__WHAT TO DO__:
Your output is the lines from the first one to the one containing "from matplotlib.ticker import", repeated exactly, with images left out.

__INFORMATION PROVIDED__:
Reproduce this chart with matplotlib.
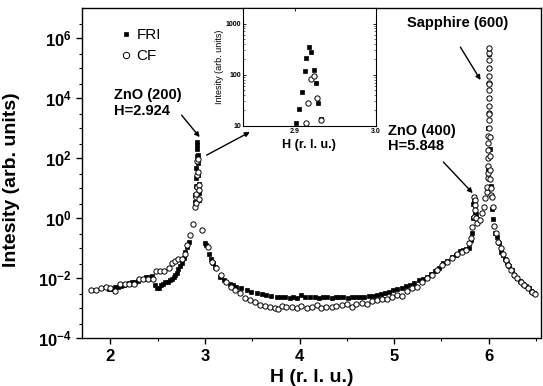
import numpy as np
import matplotlib
matplotlib.use("Agg")
import matplotlib.pyplot as plt
from matplotlib.ticker import FixedLocator, FixedFormatter, MultipleLocator, NullFormatter

plt.rcParams['font.family'] = ['Liberation Sans', 'DejaVu Sans']
plt.rcParams['mathtext.fontset'] = 'custom'
plt.rcParams['mathtext.rm'] = 'Liberation Sans:bold'
plt.rcParams['mathtext.bf'] = 'Liberation Sans:bold'

# FRI sample (filled squares)
fri_h = [1.99, 2.02, 2.05, 2.08, 2.11, 2.14, 2.17, 2.20, 2.23, 2.26, 2.29, 2.32, 2.35, 2.38,
         2.41, 2.44, 2.47, 2.49, 2.51, 2.53, 2.555, 2.58, 2.61, 2.63, 2.65, 2.67, 2.686, 2.70,
         2.72, 2.74, 2.756, 2.775, 2.79, 2.81, 2.827,
         2.895, 2.898, 2.902, 2.905, 2.909, 2.912, 2.914, 2.917, 2.9205, 2.9235, 2.926, 2.929,
         2.932, 2.935, 2.938,
         2.997, 3.015, 3.04, 3.06, 3.085, 3.11, 3.156, 3.20, 3.26, 3.30, 3.33, 3.38, 3.44, 3.49,
         3.545, 3.60, 3.65, 3.70, 3.757, 3.80, 3.85, 3.90, 3.93, 3.97, 4.02, 4.06, 4.11, 4.16,
         4.20, 4.25, 4.29, 4.34, 4.38, 4.42, 4.46, 4.51, 4.55, 4.60, 4.64, 4.68, 4.73, 4.78,
         4.82, 4.86, 4.90, 4.95, 4.99, 5.03, 5.08, 5.12, 5.17, 5.21, 5.26, 5.30, 5.35, 5.39,
         5.43, 5.47, 5.52, 5.56, 5.61, 5.65, 5.70, 5.73, 5.76, 5.79, 5.81, 5.825, 5.833, 5.838,
         5.842, 5.848, 5.855, 5.86, 5.88,
         5.99, 5.995, 6.0, 6.002, 6.005, 6.01, 6.02, 6.035,
         6.048, 6.07, 6.09, 6.107, 6.13, 6.15, 6.17, 6.19, 6.21, 6.24, 6.27, 6.30, 6.33, 6.36,
         6.39, 6.42, 6.45, 6.475]
fri_i = [4.3e-3, 4.5e-3, 5.1e-3, 5.1e-3, 5.5e-3, 5.9e-3, 6.3e-3, 6.9e-3, 7.6e-3, 7.6e-3,
         8.3e-3, 9.1e-3, 9.5e-3, 1.05e-2, 1.1e-2, 1.2e-2, 5.8e-3, 4.6e-3, 4.6e-3, 5.9e-3,
         6.6e-3, 7.2e-3, 7.6e-3, 8.5e-3, 9.1e-3, 1.05e-2, 1.26e-2, 1.5e-2, 1.95e-2, 2.5e-2,
         3.1e-2, 4.8e-2, 7.6e-2, 0.11, 0.16,
         3.5, 6.0, 11.5, 21, 46, 118, 209, 342, 274, 125, 68, 28, 13.7, 7.0, 4.0,
         0.145, 0.126, 6.6e-2, 4.5e-2, 3.1e-2, 2.3e-2, 1.1e-2, 8.5e-3, 6.6e-3, 5.9e-3, 5.1e-3,
         4.6e-3, 4.0e-3, 3.5e-3, 3.1e-3, 2.9e-3, 2.7e-3, 2.6e-3, 2.4e-3, 2.3e-3, 2.3e-3,
         2.1e-3, 2.3e-3, 2.2e-3, 2.7e-3, 2.3e-3, 2.3e-3, 2.3e-3, 2.2e-3, 2.3e-3, 2.3e-3,
         2.2e-3, 2.3e-3, 2.3e-3, 2.3e-3, 2.2e-3, 2.3e-3, 2.4e-3, 2.4e-3, 2.4e-3, 2.5e-3,
         2.6e-3, 2.7e-3, 2.9e-3, 3.1e-3, 3.5e-3, 4.0e-3, 4.2e-3, 4.6e-3, 5.5e-3, 5.9e-3,
         6.9e-3, 8.5e-3, 9.5e-3, 1.1e-2, 1.4e-2, 1.7e-2, 2.2e-2, 3.1e-2, 3.7e-2, 4.9e-2,
         6.0e-2, 8.1e-2, 8.5e-2, 9.1e-2, 9.8e-2, 0.18, 0.31, 1.0, 3.0, 5.1, 4.0, 1.6, 1.4, 0.9,
         40, 1000, 1e5, 3e5, 1e4, 200, 12, 2.0,
         0.91, 0.31, 0.24, 0.145, 7.6e-2, 6.0e-2, 4.2e-2, 3.2e-2, 2.5e-2, 1.8e-2, 1.3e-2,
         1.0e-2, 8.1e-3, 6.6e-3, 5.5e-3, 4.6e-3, 3.7e-3, 3.1e-3]

# CF sample (open circles)
cf_h = [1.80, 1.85, 1.90, 1.95, 2.00, 2.05, 2.10, 2.15, 2.20, 2.25, 2.30, 2.35, 2.40, 2.45,
        2.485, 2.52, 2.565, 2.615, 2.65, 2.686, 2.72, 2.756, 2.79, 2.81, 2.838, 2.873,
        2.895, 2.900, 2.905, 2.909, 2.9133, 2.9169, 2.9205, 2.924, 2.927, 2.932, 2.935, 2.938,
        2.972, 3.032, 3.075, 3.12, 3.174, 3.227, 3.28, 3.32, 3.368, 3.42, 3.474, 3.527, 3.58,
        3.633, 3.686, 3.74, 3.774, 3.81, 3.86, 3.92, 3.97, 4.02, 4.075, 4.13, 4.18, 4.23,
        4.28, 4.34, 4.39, 4.446, 4.50, 4.55, 4.60, 4.66, 4.71, 4.765, 4.82, 4.87, 4.92, 4.976,
        5.03, 5.08, 5.136, 5.19, 5.24, 5.295, 5.35, 5.40, 5.45, 5.507, 5.56, 5.61, 5.666,
        5.72, 5.754, 5.79, 5.807, 5.825, 5.84, 5.845, 5.850, 5.855, 5.858, 5.862, 5.876,
        5.91, 5.93, 5.95, 5.965, 5.976, 5.983, 5.988,
        5.990, 5.992, 5.993, 5.994, 5.995, 5.996, 5.997, 5.998, 5.998, 5.999, 5.999, 6.000,
        6.000, 6.000, 6.001, 6.001, 6.002, 6.002,
        6.004, 6.006, 6.008, 6.010, 6.013, 6.017, 6.02, 6.025, 6.03, 6.04,
        6.055, 6.08, 6.10, 6.125, 6.15, 6.18, 6.20, 6.23, 6.267, 6.294, 6.337, 6.37, 6.41,
        6.46, 6.493]
cf_i = [4.0e-3, 4.0e-3, 4.8e-3, 5.1e-3, 4.8e-3, 3.7e-3, 6.2e-3, 6.2e-3, 6.2e-3, 6.2e-3,
        9.3e-3, 9.1e-3, 9.1e-3, 9.1e-3, 1.7e-2, 1.75e-2, 1.75e-2, 2.1e-2, 3.1e-2, 3.7e-2,
        4.2e-2, 4.4e-2, 6.3e-2, 0.126, 0.27, 0.63,
        2.4, 3.1, 5.0, 6.6, 11.3, 28, 83, 95, 35, 13, 8.5, 4.5,
        0.40, 0.11, 3.5e-2, 2.1e-2, 1.26e-2, 7.6e-3, 5.1e-3, 4.0e-3, 3.1e-3, 2.2e-3, 1.86e-3,
        1.55e-3, 1.3e-3, 1.17e-3, 1.1e-3, 9.8e-4, 9.3e-4, 1.17e-3, 1.1e-3, 1.05e-3, 9.8e-4,
        1.17e-3, 9.8e-4, 1.1e-3, 1.26e-3, 1.02e-3, 1.1e-3, 1.1e-3, 1.17e-3, 1.32e-3, 1.35e-3,
        1.1e-3, 1.35e-3, 1.45e-3, 1.35e-3, 1.7e-3, 1.86e-3, 2.0e-3, 2.0e-3, 2.3e-3, 2.7e-3,
        2.6e-3, 3.7e-3, 4.8e-3, 5.1e-3, 7.6e-3, 9.8e-3, 1.26e-2, 1.86e-2, 2.7e-2, 3.5e-2,
        4.8e-2, 6.6e-2, 7.6e-2, 8.5e-2, 0.145, 0.21, 0.51, 1.1, 5.0, 4.0, 2.7, 1.9, 1.0, 0.69,
        0.85, 1.45, 2.4, 4.6, 7.6, 11, 21,
        32, 56, 100, 180, 320, 560, 1000, 1800, 3200, 5600, 1e4, 1.8e4, 3.2e4, 5.6e4, 1e5,
        1.8e5, 3.2e5, 4.6e5,
        3e4, 3e3, 500, 120, 40, 20, 10, 6, 5.1, 2.4,
        0.54, 0.31, 0.16, 9.8e-2, 6.3e-2, 4.0e-2, 2.7e-2, 1.86e-2, 1.32e-2, 1.02e-2, 7.6e-3,
        5.9e-3, 4.6e-3, 3.5e-3, 2.9e-3]

ytick_vals = [1e-4, 1e-2, 1e0, 1e2, 1e4, 1e6]
ytick_labels = [r'$\mathbf{10^{-4}}$', r'$\mathbf{10^{-2}}$', r'$\mathbf{10^{0}}$',
                r'$\mathbf{10^{2}}$', r'$\mathbf{10^{4}}$', r'$\mathbf{10^{6}}$']

fig = plt.figure(figsize=(5.43, 3.86), dpi=100)
ax = fig.add_axes([0.151, 0.124, 0.845, 0.855])

sq = dict(ls='none', marker='s', ms=3.0, mfc='black', mec='black', mew=0.5)
ci = dict(ls='none', marker='o', ms=3.8, mfc='white', mec='black', mew=0.7)

ax.plot(fri_h, fri_i, label='FRI', zorder=3, **sq)
ax.plot(cf_h, cf_i, label='CF', zorder=4, **ci)

ax.set_yscale('log')
ax.set_xlim(1.7, 6.55)
ax.set_ylim(1e-4, 1e7)
ax.yaxis.set_major_locator(FixedLocator(ytick_vals))
ax.yaxis.set_major_formatter(FixedFormatter(ytick_labels))
ax.yaxis.set_minor_locator(FixedLocator([3e-4, 1e-3, 3e-3, 3e-2, 1e-1, 3e-1, 3e0, 1e1, 3e1,
                                         3e2, 1e3, 3e3, 3e4, 1e5, 3e5, 3e6]))
ax.yaxis.set_minor_formatter(NullFormatter())
ax.xaxis.set_major_locator(MultipleLocator(1))
ax.xaxis.set_minor_locator(MultipleLocator(0.5))
ax.tick_params(which='major', direction='out', length=4, width=1, labelsize=12)
ax.tick_params(which='minor', direction='out', length=2.5, width=0.8)
for lab in ax.get_xticklabels():
    lab.set_fontweight('bold')
for s in ax.spines.values():
    s.set_linewidth(1.0)

ax.set_xlabel('H (r. l. u.)', fontsize=14, fontweight='bold', labelpad=4)
ax.set_ylabel('Intesity (arb. units)', fontsize=14, fontweight='bold')
ax.yaxis.set_label_coords(-0.135, 0.48)

ax.legend(loc='upper left', bbox_to_anchor=(0.055, 0.98), frameon=False, fontsize=11,
          handlelength=0.6, handletextpad=0.4, labelspacing=0.45, markerscale=1.2)

# annotations
ax.text(2.04, 6.8e3, 'ZnO (200)\nH=2.924', fontsize=10.5, fontweight='bold',
        ha='left', va='center', linespacing=1.15)
ax.text(5.674, 3.2e6, 'Sapphire (600)', fontsize=10.5, fontweight='bold',
        ha='center', va='center')
ax.text(4.937, 447, 'ZnO (400)\nH=5.848', fontsize=10.5, fontweight='bold',
        ha='left', va='center', linespacing=1.15)

arr = dict(arrowstyle='-|>', color='black', lw=1.0, mutation_scale=7, shrinkA=0, shrinkB=0)
ax.annotate('', xy=(2.944, 500), xytext=(2.753, 2.7e3), arrowprops=arr)
ax.annotate('', xy=(5.913, 4.0e4), xytext=(5.70, 5.0e5), arrowprops=arr)
ax.annotate('', xy=(5.83, 6.8), xytext=(5.52, 74), arrowprops=arr)
ax.annotate('', xy=(3.474, 740), xytext=(3.018, 126), arrowprops=arr)

# inset
ins = fig.add_axes([0.4475, 0.674, 0.2445, 0.305])
ins.plot(fri_h, fri_i, zorder=3, **sq)
ins.plot(cf_h, cf_i, zorder=4, **ci)
ins.set_yscale('log')
ins.set_xlim(2.836, 3.0)
ins.set_ylim(10, 2000)
ins.xaxis.set_major_locator(FixedLocator([2.9, 3.0]))
ins.xaxis.set_major_formatter(FixedFormatter(['2.9', '3.0']))
ins.yaxis.set_major_locator(FixedLocator([10, 100, 1000]))
ins.yaxis.set_major_formatter(FixedFormatter(['10', '100', '1000']))
ins.yaxis.set_minor_formatter(NullFormatter())
ins.tick_params(which='both', direction='in', top=True, right=True, labelsize=5, pad=1.5)
ins.tick_params(which='major', length=2.5, width=0.6)
ins.tick_params(which='minor', length=1.5, width=0.4)
for lab in ins.get_xticklabels() + ins.get_yticklabels():
    lab.set_fontweight('bold')
for s in ins.spines.values():
    s.set_linewidth(0.8)
ins.set_xlabel('H (r. l. u.)', fontsize=9, fontweight='bold', labelpad=3)
ins.set_ylabel('Intesity (arb. units)', fontsize=6.5, labelpad=1)

fig.savefig('out.png', dpi=100)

__OUTPUT FOR THIS TASK__:
Reproduce this chart with matplotlib.
import numpy as np
import matplotlib
matplotlib.use("Agg")
import matplotlib.pyplot as plt
from matplotlib.ticker import FixedLocator, FixedFormatter, MultipleLocator, NullFormatter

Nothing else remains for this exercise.